After much debate between lenders and the federal government, the national Fannie and Freddie agencies have re-introduced the 3% down mortgage.

Fannie and Freddie usually are more cautious than FHA/HUD.   FHA requires 3.5% down (up from 3% before the crisis) with a very low credit score (usually 580, but very few lenders will go that low).  Fannie and Freddie are back to 620 credit score

Both require mortgage insurance and typically FHA is not as good.  It's usually more costly than a conventional mortgage insurance policy - and you can push off a conventional mortgage insurance policy once you've established enough equity (see your lender's rules regarding this).

So the question is how a lower down payment for conventional loans will impact housing.  Overall, it will open the door to those who otherwise would not qualify or did not have enough for their down payment.
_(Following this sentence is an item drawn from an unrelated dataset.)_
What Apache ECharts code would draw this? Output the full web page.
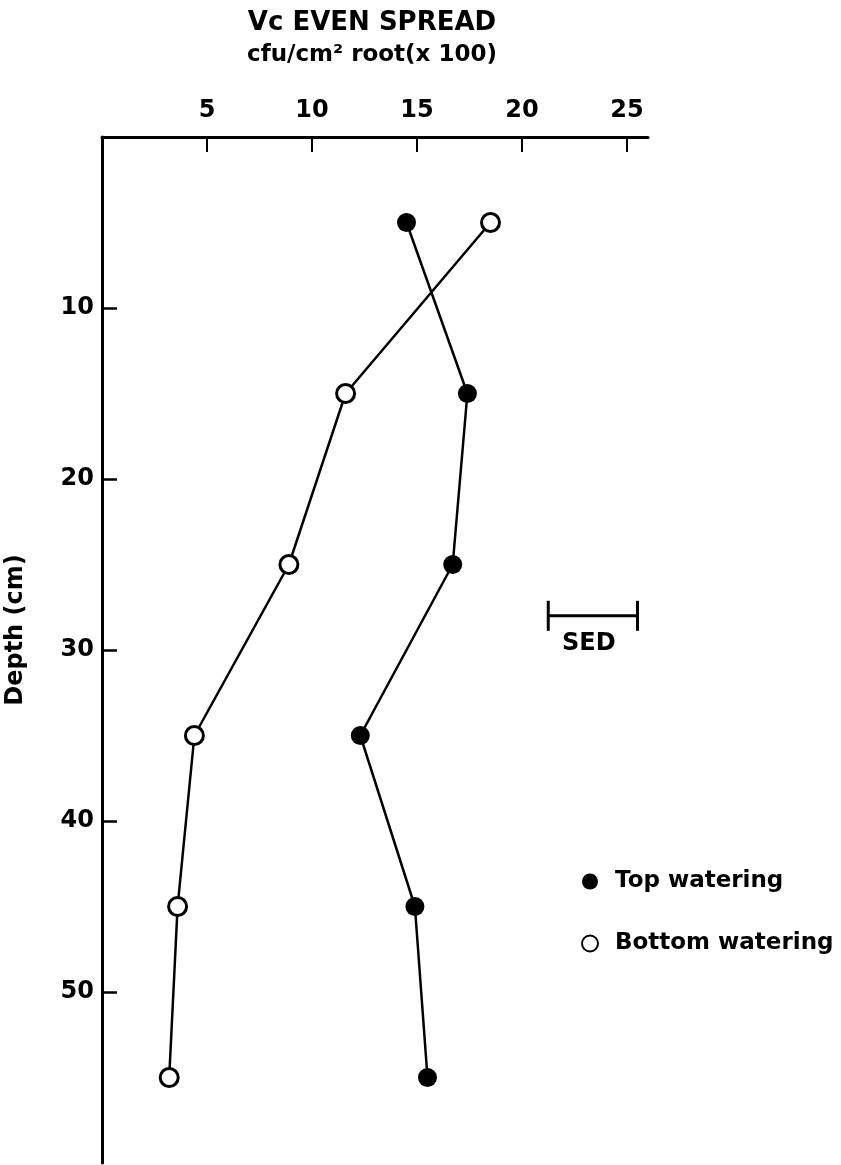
<!DOCTYPE html>
<html>
<head>
<meta charset="utf-8">
<script src="https://cdn.jsdelivr.net/npm/echarts@6/dist/echarts.min.js"></script>
<style>
  html, body { margin: 0; padding: 0; background: #fff; }
  #chart { width: 841px; height: 1165px; }
</style>
</head>
<body>
<div id="chart"></div>
<script>
// Sampling depths (cm) and root colonisation values, cfu/cm² root (x 100)
const depths = [5, 15, 25, 35, 45, 55];
const topWatering = [14.5, 17.4, 16.7, 12.3, 14.9, 15.5];
const bottomWatering = [18.5, 11.6, 8.9, 4.4, 3.6, 3.2];

// Axis tick labels
const xTicks = [5, 10, 15, 20, 25];
const yTicks = [10, 20, 30, 40, 50];

// Standard error of difference bar: start value, length, depth
const sedStart = 21.25;
const sedValue = 4.25;
const sedDepth = 28;

const FONT = '"DejaVu Sans", sans-serif';
const INK = '#000';

const chart = echarts.init(document.getElementById('chart'), null, { renderer: 'canvas' });

const option = {
  animation: false,
  backgroundColor: '#fff',
  grid: { left: 102, right: 193, top: 137, bottom: 2, containLabel: false },
  graphic: [
    {
      type: 'text', x: 372, y: 23,
      style: { text: 'Vc EVEN SPREAD', align: 'center', verticalAlign: 'middle',
               font: 'bold 26px ' + FONT, fill: INK }
    },
    {
      type: 'text', x: 372, y: 55,
      style: { text: 'cfu/cm² root(x 100)', align: 'center', verticalAlign: 'middle',
               font: 'bold 23px ' + FONT, fill: INK }
    },
    {
      type: 'text', x: 16, y: 630, rotation: Math.PI / 2,
      style: { text: 'Depth (cm)', align: 'center', verticalAlign: 'middle',
               font: 'bold 24px ' + FONT, fill: INK }
    }
  ],
  legend: {
    orient: 'vertical',
    left: 576,
    top: 865,
    itemGap: 39,
    itemWidth: 16,
    itemHeight: 16,
    icon: 'circle',
    data: ['Top watering', 'Bottom watering'],
    textStyle: { fontFamily: FONT, fontWeight: 'bold', fontSize: 23, color: INK, padding: [0, 0, 0, 12] }
  },
  xAxis: {
    type: 'value',
    position: 'top',
    min: 0,
    max: 26,
    interval: 5,
    axisLine: { show: true, onZero: false, lineStyle: { color: INK, width: 3 } },
    axisTick: { show: true, inside: true, length: 15, customValues: xTicks,
                lineStyle: { color: INK, width: 2 } },
    axisLabel: { show: true, margin: 14, customValues: xTicks,
                 fontFamily: FONT, fontWeight: 'bold', fontSize: 24, color: INK },
    splitLine: { show: false }
  },
  yAxis: {
    type: 'value',
    inverse: true,
    min: 0,
    max: 60,
    interval: 10,
    axisLine: { show: true, onZero: false, lineStyle: { color: INK, width: 3 } },
    axisTick: { show: true, inside: true, length: 15, customValues: yTicks,
                lineStyle: { color: INK, width: 2.5 } },
    axisLabel: { show: true, margin: 8, customValues: yTicks,
                 fontFamily: FONT, fontWeight: 'bold', fontSize: 24, color: INK },
    splitLine: { show: false }
  },
  series: [
    {
      name: 'Top watering',
      type: 'line',
      data: depths.map((d, i) => [topWatering[i], d]),
      symbol: 'circle',
      symbolSize: 19,
      itemStyle: { color: INK },
      lineStyle: { color: INK, width: 2.5 },
      z: 3
    },
    {
      name: 'Bottom watering',
      type: 'line',
      data: depths.map((d, i) => [bottomWatering[i], d]),
      symbol: 'circle',
      symbolSize: 18,
      itemStyle: { color: '#fff', borderColor: INK, borderWidth: 3 },
      lineStyle: { color: INK, width: 2.5 },
      z: 3
    },
    {
      name: 'SED',
      type: 'custom',
      data: [[sedStart, sedDepth, sedValue]],
      renderItem: function (params, api) {
        const p0 = api.coord([api.value(0), api.value(1)]);
        const p1 = api.coord([api.value(0) + api.value(2), api.value(1)]);
        const cap = 15;
        const st = { stroke: INK, lineWidth: 3 };
        return {
          type: 'group',
          children: [
            { type: 'line', shape: { x1: p0[0], y1: p0[1], x2: p1[0], y2: p1[1] }, style: st },
            { type: 'line', shape: { x1: p0[0], y1: p0[1] - cap, x2: p0[0], y2: p0[1] + cap }, style: st },
            { type: 'line', shape: { x1: p1[0], y1: p1[1] - cap, x2: p1[0], y2: p1[1] + cap }, style: st },
            { type: 'text', style: { text: 'SED', x: (p0[0] + p1[0]) / 2 - 4, y: p0[1] + 16,
                align: 'center', verticalAlign: 'top', font: 'bold 24px ' + FONT, fill: INK } }
          ]
        };
      }
    }
  ]
};

chart.setOption(option);
</script>
</body>
</html>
But, it also increases the risks of lending - as the less a borrower puts down the less "skin in the game" they have.   We can't forget the "keys in the mailbox" route that many borrowers took just a few years ago when they owed significantly more than what their home was worth.  That's what happens when the down payments are not enough to make a person feel vested in the transaction.

The second question is what type of credit over lays will there be for the 620 borrower versus the 740 borrower, both with just 3% down?   Will it be a point or two points?  Will it be via rate?   If the rate is higher, how will that impact the DTI and will that then impact the lower income borrower from getting the 3% down loan?

We shall see how this plays out.  The banks have not forgotten the costs of mortgage lending, nor should they.   Prudence will most likely rule the day on the part of the banks.